PITAMBAR SUNANI Vs. RUPA DOMB

Decided On April 10, 1987
Pitambar Sunani Appellant
V/S
Rupa Domb Respondents

JUDGEMENT

(1.) THE short question that falls for consideration in this Second Appeal is: If possession delivered pursuant to an oral mortgage can be recovered.

(2.) ONE Raghunath Domb was the owner of the property in dispute, 5.82 acres in extent. In 1953 for a sum of Rs. 120/ - he orally mortgaged Plot No. 138/2 of Khata No. 76 with Thirli Domb the father of Defendant No. 1. In 1958, he again mortgaged orally for a consideration of Rs. 550/ - the Plot Nos. 151/1 and 158/2 with Defendant No. 1. Alleging that the usufructs of the mortgages stood discharged on the expiry of the prescribed period under the provisions of the Orissa Money Lenders Act, the Plaintiff instituted the spit for recovery of possession and for mesne profits.

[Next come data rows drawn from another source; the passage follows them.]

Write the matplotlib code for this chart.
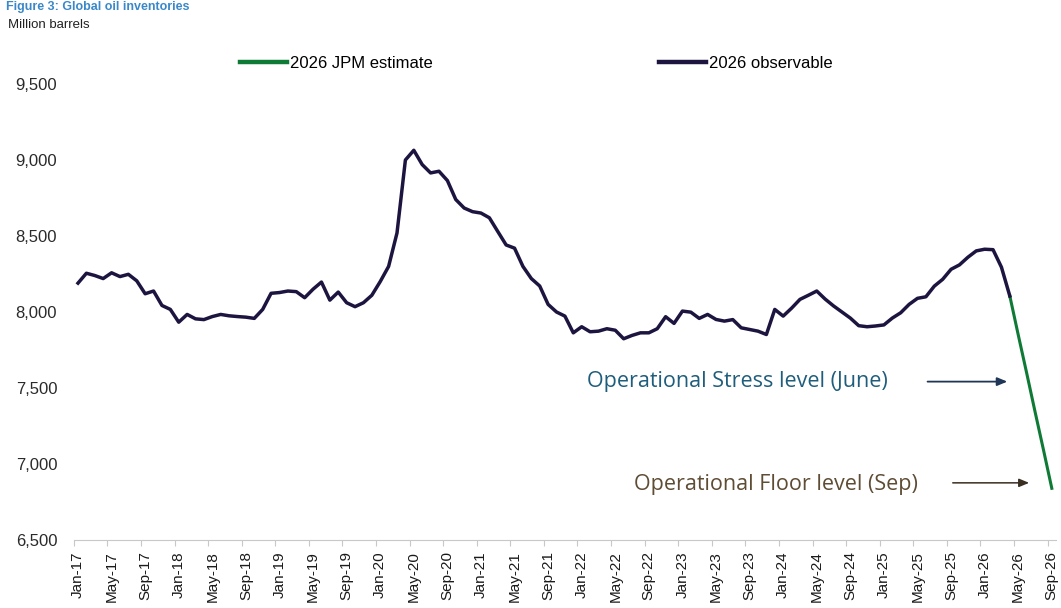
import matplotlib.pyplot as plt
import numpy as np

# Global oil inventories (million barrels), monthly from Jan-17 to Apr-26
observable = [
    8190, 8255, 8240, 8220, 8258, 8233, 8248, 8205, 8120, 8138, 8043, 8017,   # 2017
    7933, 7984, 7955, 7950, 7970, 7984, 7975, 7970, 7966, 7958, 8017, 8123,   # 2018
    8128, 8138, 8134, 8094, 8150, 8197, 8078, 8131, 8061, 8035, 8061, 8110,   # 2019
    8200, 8300, 8520, 9000, 9064, 8970, 8915, 8926, 8865, 8740, 8684, 8660,   # 2020
    8651, 8620, 8530, 8441, 8420, 8300, 8220, 8171, 8050, 8000, 7973, 7863,   # 2021
    7903, 7870, 7874, 7890, 7880, 7824, 7846, 7863, 7863, 7890, 7969, 7925,   # 2022
    8006, 7999, 7958, 7984, 7951, 7940, 7950, 7896, 7885, 7874, 7852, 8017,   # 2023
    7973, 8025, 8083, 8110, 8138, 8085, 8040, 8000, 7960, 7910, 7903, 7908,   # 2024
    7915, 7960, 7995, 8050, 8090, 8100, 8170, 8215, 8281, 8310, 8360, 8402,   # 2025
    8413, 8410, 8295, 8105,                                                   # 2026
]
# JPM estimate, Apr-26 to Sep-26
estimate = [8105, 7850, 7600, 7345, 7095, 6840]

tick_labels = [
    "Jan-17", "May-17", "Sep-17", "Jan-18", "May-18", "Sep-18",
    "Jan-19", "May-19", "Sep-19", "Jan-20", "May-20", "Sep-20",
    "Jan-21", "May-21", "Sep-21", "Jan-22", "May-22", "Sep-22",
    "Jan-23", "May-23", "Sep-23", "Jan-24", "May-24", "Sep-24",
    "Jan-25", "May-25", "Sep-25", "Jan-26", "May-26", "Sep-26",
]
y_ticks = [6500, 7000, 7500, 8000, 8500, 9000, 9500]

OBS_COLOR = "#1d1540"
EST_COLOR = "#0f7a35"

plt.rcParams["font.family"] = ["Liberation Sans", "DejaVu Sans"]

W, H = 1061, 608
fig = plt.figure(figsize=(W / 100, H / 100), dpi=100)
ax = fig.add_axes([73.8 / W, 1 - 540 / H, (1056 - 73.8) / W, (540 - 84) / H])

obs_x = np.arange(len(observable))
est_x = np.arange(len(observable) - 1, len(observable) - 1 + len(estimate))

ax.plot(obs_x, observable, color=OBS_COLOR, lw=2.5, label="2026 observable",
        solid_joinstyle="round", zorder=3)
ax.plot(est_x, estimate, color=EST_COLOR, lw=2.2, label="2026 JPM estimate",
        solid_joinstyle="round", zorder=2)

n_months = len(observable) - 1 + len(estimate)
ax.set_xlim(-0.5, n_months - 0.5)
ax.set_ylim(y_ticks[0], y_ticks[-1])

# x axis: labels every 4 months, small tick marks on the category boundaries
ax.set_xticks(np.arange(0, n_months, 4))
ax.set_xticklabels(tick_labels, rotation=90, ha="center", va="top",
                   fontsize=11, color="#1a1a1a")
ax.set_xticks(np.arange(-0.5, n_months, 4), minor=True)
ax.tick_params(axis="x", which="major", length=0, pad=8)
ax.tick_params(axis="x", which="minor", length=4, color="#c8c8c8", width=0.8)

ax.set_yticks(y_ticks)
ax.set_yticklabels([f"{v:,}" for v in y_ticks], fontsize=12, color="#2a2a2a")
ax.tick_params(axis="y", length=0, pad=12)

for side in ["top", "right", "left"]:
    ax.spines[side].set_visible(False)
ax.spines["bottom"].set_color("#c8c8c8")
ax.spines["bottom"].set_linewidth(0.8)

# legend, estimate first
handles, labels = ax.get_legend_handles_labels()
leg = fig.legend(handles[::-1], labels[::-1], ncol=2, frameon=False,
                 loc="center left", bbox_to_anchor=(240 / W, 1 - 63 / H),
                 fontsize=12, handlelength=2.8, handletextpad=0.2,
                 columnspacing=13.6, borderpad=0, borderaxespad=0)
for line in leg.get_lines():
    line.set_linewidth(3.2)

# heading
fig.text(6 / W, 1 - 1 / H, "Figure 3: Global oil inventories", fontsize=9,
         fontweight="bold", color="#3a88c9", va="top", ha="left")
fig.text(8 / W, 1 - 25 / H, "Million barrels", fontsize=9.5, color="#222222",
         va="center", ha="left")

# operational levels
ax.text(96.4, 7542, "Operational Stress level (June)", family="Open Sans",
        fontsize=15.5, color="#1f5d7c", ha="right", va="center")
ax.annotate("", xy=(110.7, 7542), xytext=(101.2, 7542),
            arrowprops=dict(arrowstyle="-|>,head_length=0.6,head_width=0.25",
                            color="#1f3657", lw=1.3, shrinkA=0, shrinkB=0))
ax.text(100.0, 6868, "Operational Floor level (Sep)", family="Open Sans",
        fontsize=15.5, color="#5e4c34", ha="right", va="center")
ax.annotate("", xy=(113.3, 6876), xytext=(104.2, 6876),
            arrowprops=dict(arrowstyle="-|>,head_length=0.6,head_width=0.25",
                            color="#3a2e20", lw=1.1, shrinkA=0, shrinkB=0))

fig.savefig("out.png", dpi=100, facecolor="white")
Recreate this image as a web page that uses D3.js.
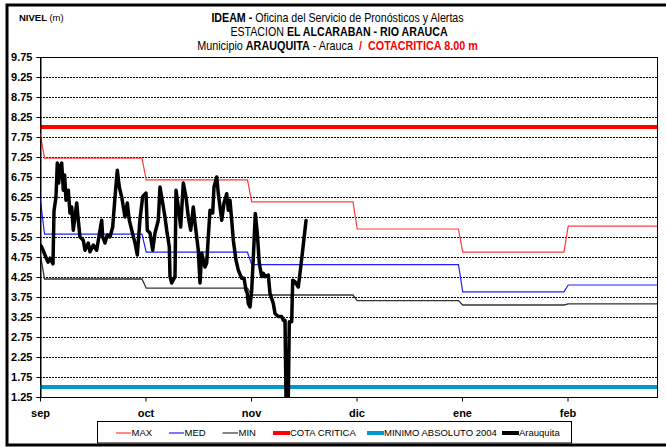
<!DOCTYPE html>
<html>
<head>
<meta charset="utf-8">
<script src="https://cdn.jsdelivr.net/npm/d3@7/dist/d3.min.js"></script>
<style>
  html, body { margin: 0; padding: 0; background: #fff; }
  svg { display: block; }
  .narrow { font-family: "Liberation Sans Narrow", "Arial Narrow", "Liberation Sans", Arial, sans-serif; }
  .reg { font-family: "Liberation Sans", Arial, sans-serif; }
</style>
</head>
<body>
<svg id="chart" width="666" height="447"></svg>
<script>
// ---------------- DATA ----------------
const monthLabels = ["sep", "oct", "nov", "dic", "ene", "feb"];
const monthTicks = [0, 30, 60, 90, 120, 150];
const yTickValues = [1.25, 1.75, 2.25, 2.75, 3.25, 3.75, 4.25, 4.75, 5.25, 5.75, 6.25, 6.75, 7.25, 7.75, 8.25, 8.75, 9.25, 9.75];

// monthly statistics (step values per month), with the value carried from the previous month at day 0
const maxStart = 7.85;
const maxVals = [7.22, 6.68, 6.13, 5.45, 4.87, 5.52];
const medStart = 6.25;
const medVals = [5.32, 4.87, 4.56, 4.56, 3.88, 4.05];
const minStart = 4.85;
const minVals = [4.20, 3.97, 3.80, 3.66, 3.55, 3.58];

const cotaCritica = 8.00;
const minimoAbsoluto2004 = 1.50;

// Arauquita observed levels (day index, level m)
const arDay = [0, 0.48, 1.42, 2.27, 2.84, 3.7, 3.98, 4.55, 4.92, 5.3, 5.69, 6.17, 6.63, 7.0, 7.39, 8.05, 8.53, 9.01, 9.47, 10.44,
  10.89, 11.37, 12.31, 12.8, 13.73, 14.22, 15.16, 16.12, 17.06, 17.54, 17.83, 18.48, 19.14, 19.9, 20.67, 21.33, 21.98, 22.55, 23.23, 24.17,
  24.82, 25.39, 26.08, 27.01, 27.67, 28.44, 29.2, 30.14, 30.51, 31.28, 32.05, 32.7, 33.64, 34.12, 34.89, 35.54, 36.03, 36.77, 36.97, 37.45,
  38.39, 38.67, 39.33, 40.01, 40.75, 41.52, 42.17, 42.85, 43.59, 44.08, 45.01, 45.5, 45.98, 46.92, 47.4, 48.34, 49.11, 49.48, 50.25, 50.71,
  51.67, 52.32, 53.09, 53.54, 54.03, 54.51, 54.97, 55.73, 56.39, 57.36, 58.01, 58.58, 58.95, 59.23, 59.72, 60.2, 60.85, 61.22, 61.79, 62.36,
  63.04, 63.5, 63.98, 64.92, 65.4, 66.34, 66.82, 67.76, 68.73, 69.18, 69.67, 69.95, 70.61, 70.89, 71.57, 71.86, 72.51, 73.45, 73.93, 74.7, 75.64];
const arVal = [5.05, 5.0, 4.8, 4.62, 4.72, 4.58, 5.9, 6.25, 7.1, 6.6, 7.0, 7.1, 6.42, 6.8, 6.17, 6.42, 5.85, 6.0, 5.42, 6.1,
  5.67, 5.25, 5.17, 4.92, 5.1, 4.88, 5.05, 4.92, 5.42, 5.67, 5.25, 5.1, 5.3, 5.25, 5.5, 6.25, 6.92, 6.5, 6.25, 5.75,
  6.1, 5.67, 5.42, 5.1, 4.8, 5.7, 6.26, 6.35, 5.42, 5.35, 4.92, 5.35, 5.67, 6.5, 6.1, 5.75, 5.42, 5.0, 4.26, 4.1,
  4.26, 6.42, 6.0, 5.5, 6.6, 6.25, 5.75, 5.42, 6.0, 5.6, 4.92, 4.1, 4.85, 4.5, 4.6, 5.92, 5.85, 6.5, 6.75, 6.33,
  5.67, 6.1, 6.33, 5.92, 6.17, 5.67, 5.17, 4.67, 4.42, 4.22, 4.22, 3.92, 3.84, 3.59, 3.5, 3.92, 5.09, 5.84, 5.34, 4.59,
  4.26, 4.34, 4.26, 4.3, 3.84, 3.59, 3.34, 3.26, 3.26, 3.17, 3.17, 1.25, 1.25, 3.13, 3.13, 4.17, 4.13, 4.0, 4.34, 4.92, 5.66];

// ---------------- LAYOUT ----------------
const svg = d3.select("#chart");
const plot = { left: 40, right: 657, top: 57, bottom: 397 };
const xMax = 175.45;

const x = d3.scaleLinear().domain([0, xMax]).range([plot.left, plot.right]);
const y = d3.scaleLinear().domain([1.25, 9.75]).range([plot.bottom, plot.top]);

// outer frame
svg.append("rect").attr("x", 7).attr("y", 5).attr("width", 680).attr("height", 440)
  .attr("fill", "none").attr("stroke", "#000").attr("stroke-width", 3);

// grid lines (dotted)
svg.append("g").selectAll("line").data(yTickValues.filter(v => v > 1.25 && v < 9.75)).join("line")
  .attr("x1", plot.left).attr("x2", plot.right)
  .attr("y1", d => Math.round(y(d)) + 0.5).attr("y2", d => Math.round(y(d)) + 0.5)
  .attr("stroke", "#000").attr("stroke-width", 1).attr("stroke-dasharray", "2,1");

// plot border
svg.append("rect").attr("x", plot.left + 0.5).attr("y", plot.top + 0.5)
  .attr("width", plot.right - plot.left).attr("height", plot.bottom - plot.top)
  .attr("fill", "none").attr("stroke", "#000").attr("stroke-width", 1);

// clip
svg.append("clipPath").attr("id", "clip").append("rect")
  .attr("x", plot.left).attr("y", plot.top).attr("width", plot.right - plot.left).attr("height", plot.bottom - plot.top + 1);

const line = d3.line().x(d => x(d[0])).y(d => y(d[1]));

function stepSeries(start, vals) {
  const pts = [[0, start]];
  vals.forEach((v, k) => {
    const a = k === 0 ? 1.3 : monthTicks[k] + 0.2;
    const b = k === vals.length - 1 ? xMax : monthTicks[k] + 29;
    pts.push([a, v], [b, v]);
  });
  return pts;
}

const g = svg.append("g").attr("clip-path", "url(#clip)");

g.append("path").attr("d", line([[0, minimoAbsoluto2004], [xMax, minimoAbsoluto2004]]))
  .attr("fill", "none").attr("stroke", "#0099cc").attr("stroke-width", 4);
g.append("path").attr("d", line(stepSeries(maxStart, maxVals)))
  .attr("fill", "none").attr("stroke", "#ff3a3a").attr("stroke-width", 1.2);
g.append("path").attr("d", line(stepSeries(medStart, medVals)))
  .attr("fill", "none").attr("stroke", "#2020ff").attr("stroke-width", 1.2);
g.append("path").attr("d", line(stepSeries(minStart, minVals)))
  .attr("fill", "none").attr("stroke", "#333").attr("stroke-width", 1.3);
g.append("path").attr("d", line([[0, cotaCritica], [xMax, cotaCritica]]))
  .attr("fill", "none").attr("stroke", "#ff0000").attr("stroke-width", 4);
g.append("path").attr("d", line(arDay.map((d, i) => [d, arVal[i]])))
  .attr("fill", "none").attr("stroke", "#000").attr("stroke-width", 3.5)
  .attr("stroke-linejoin", "round").attr("stroke-linecap", "round");

// y axis
const yAxis = d3.axisLeft(y).tickValues(yTickValues).tickSize(4).tickPadding(4)
  .tickFormat(d3.format(".2f"));
const ya = svg.append("g").attr("transform", `translate(${plot.left + 0.5},0)`).call(yAxis);
ya.select(".domain").attr("stroke", "#000");
ya.selectAll("text").attr("class", "reg").attr("font-size", 11).attr("font-weight", "bold").attr("fill", "#000");

// x axis
const xAxis = d3.axisBottom(x).tickValues(monthTicks).tickSize(4).tickPadding(8)
  .tickFormat((d, i) => monthLabels[i]);
const xa = svg.append("g").attr("transform", `translate(0,${plot.bottom + 0.5})`).call(xAxis);
xa.select(".domain").remove();
xa.selectAll("text").attr("class", "reg").attr("font-size", 11).attr("font-weight", "bold").attr("fill", "#000");

// titles
function fitText(sel, targetW) {
  const bb = sel.node().getBBox();
  const k = targetW / bb.width;
  const cx = +sel.attr("x"), cy = +sel.attr("y");
  sel.attr("transform", `translate(${cx},${cy}) scale(${k},1) translate(${-cx},${-cy})`);
}

const titles = [
  { cx: 337.5, y: 22, w: 253, parts: [["IDEAM - ", "bold", "#000"], ["Oficina del Servicio de Pronósticos y Alertas", "normal", "#000"]] },
  { cx: 339, y: 36, w: 218, parts: [["ESTACION ", "normal", "#000"], ["EL ALCARABAN - RIO ARAUCA", "bold", "#000"]] },
  { cx: 337.5, y: 50, w: 281, parts: [["Municipio ", "normal", "#000"], ["ARAUQUITA", "bold", "#000"], [" - Arauca  ", "normal", "#000"], ["/  COTACRITICA 8.00 m", "bold", "#ff0000"]] }
];
titles.forEach(t => {
  const tx = svg.append("text").attr("class", "narrow").attr("x", t.cx).attr("y", t.y)
    .attr("text-anchor", "middle").attr("font-size", 13).attr("xml:space", "preserve");
  t.parts.forEach(p => tx.append("tspan").text(p[0]).attr("font-weight", p[1]).attr("fill", p[2]));
  fitText(tx, t.w);
});

const niv = svg.append("text").attr("class", "narrow").attr("x", 19).attr("y", 21).attr("font-size", 9.5);
niv.append("tspan").text("NIVEL ").attr("font-weight", "bold");
niv.append("tspan").text("(m)");

// legend
svg.append("rect").attr("x", 97.5).attr("y", 421.5).attr("width", 474).attr("height", 21.5)
  .attr("fill", "#fff").attr("stroke", "#000").attr("stroke-width", 1);

const legendItems = [
  { name: "MAX", color: "#ff3a3a", w: 1.2, x0: 116, x1: 131, tx: 131.5 },
  { name: "MED", color: "#2020ff", w: 1.2, x0: 169, x1: 184, tx: 184.5 },
  { name: "MIN", color: "#333", w: 1.2, x0: 222.5, x1: 238, tx: 238.5 },
  { name: "COTA CRITICA", color: "#ff0000", w: 4, x0: 273, x1: 290, tx: 290 },
  { name: "MINIMO ABSOLUTO 2004", color: "#0099cc", w: 4, x0: 367, x1: 384, tx: 384 },
  { name: "Arauquita", color: "#000", w: 4, x0: 502, x1: 519, tx: 519 }
];
const ly = 433;
const lg = svg.append("g").selectAll("g").data(legendItems).join("g");
lg.append("line").attr("x1", d => d.x0).attr("x2", d => d.x1).attr("y1", ly).attr("y2", ly)
  .attr("stroke", d => d.color).attr("stroke-width", d => d.w);
lg.append("text").attr("class", "narrow").attr("x", d => d.tx).attr("y", ly + 3.3)
  .attr("font-size", 9.5).text(d => d.name);
</script>
</body>
</html>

The suit was resisted by the Defendants on the ground that the property was alienated by way of sale and not by way of mortgage. In any case the Defendants had acquired title by adverse possession. The trial Court negatived the plea of purchase advanced by the Defendants but dismissed the suit holding that the Plaintiff had lost title to the property on account of acquisition by the Defendants of title by adverse possession. In appeal by the Plaintiff, the lower appellate Court confirmed the finding that there was no sale by the Plaintiff 's father in favour of either Defendant No. 1 's father or Defendant No. 1. It further held that the Defendants having come to possess as the mortgagee they could not prescribe title by adverse possession and so holding decreed the suit. Defendant No. 1 has carried this Second Appeal.. Shri B. L. N. Swamy, the learned Counsel for the Appellant, has strenuously urged that a suit for redemption basing on oral mortgage was not maintainable. He relied on Kolathoor Variath and Anr. v. Pairaprakottoth Cheriya Kumhahammad Haji : A.I. R. 1974 S.C. 689 where it has been held that a suit for redemption of an oral mortgage is incompetent. A decision of the Full Bench of the Rangoon High Court in Ma Kyi v. Maung Thon and Anr., A.I.R. 1935 Rang 230 (F.B.) and that of the Rajasthan High Court in Hansia and Anr. v. Bakhtawarmal and Ors. : A.I.R. 1958 Raj 102, were followed and approved by the Supreme Court.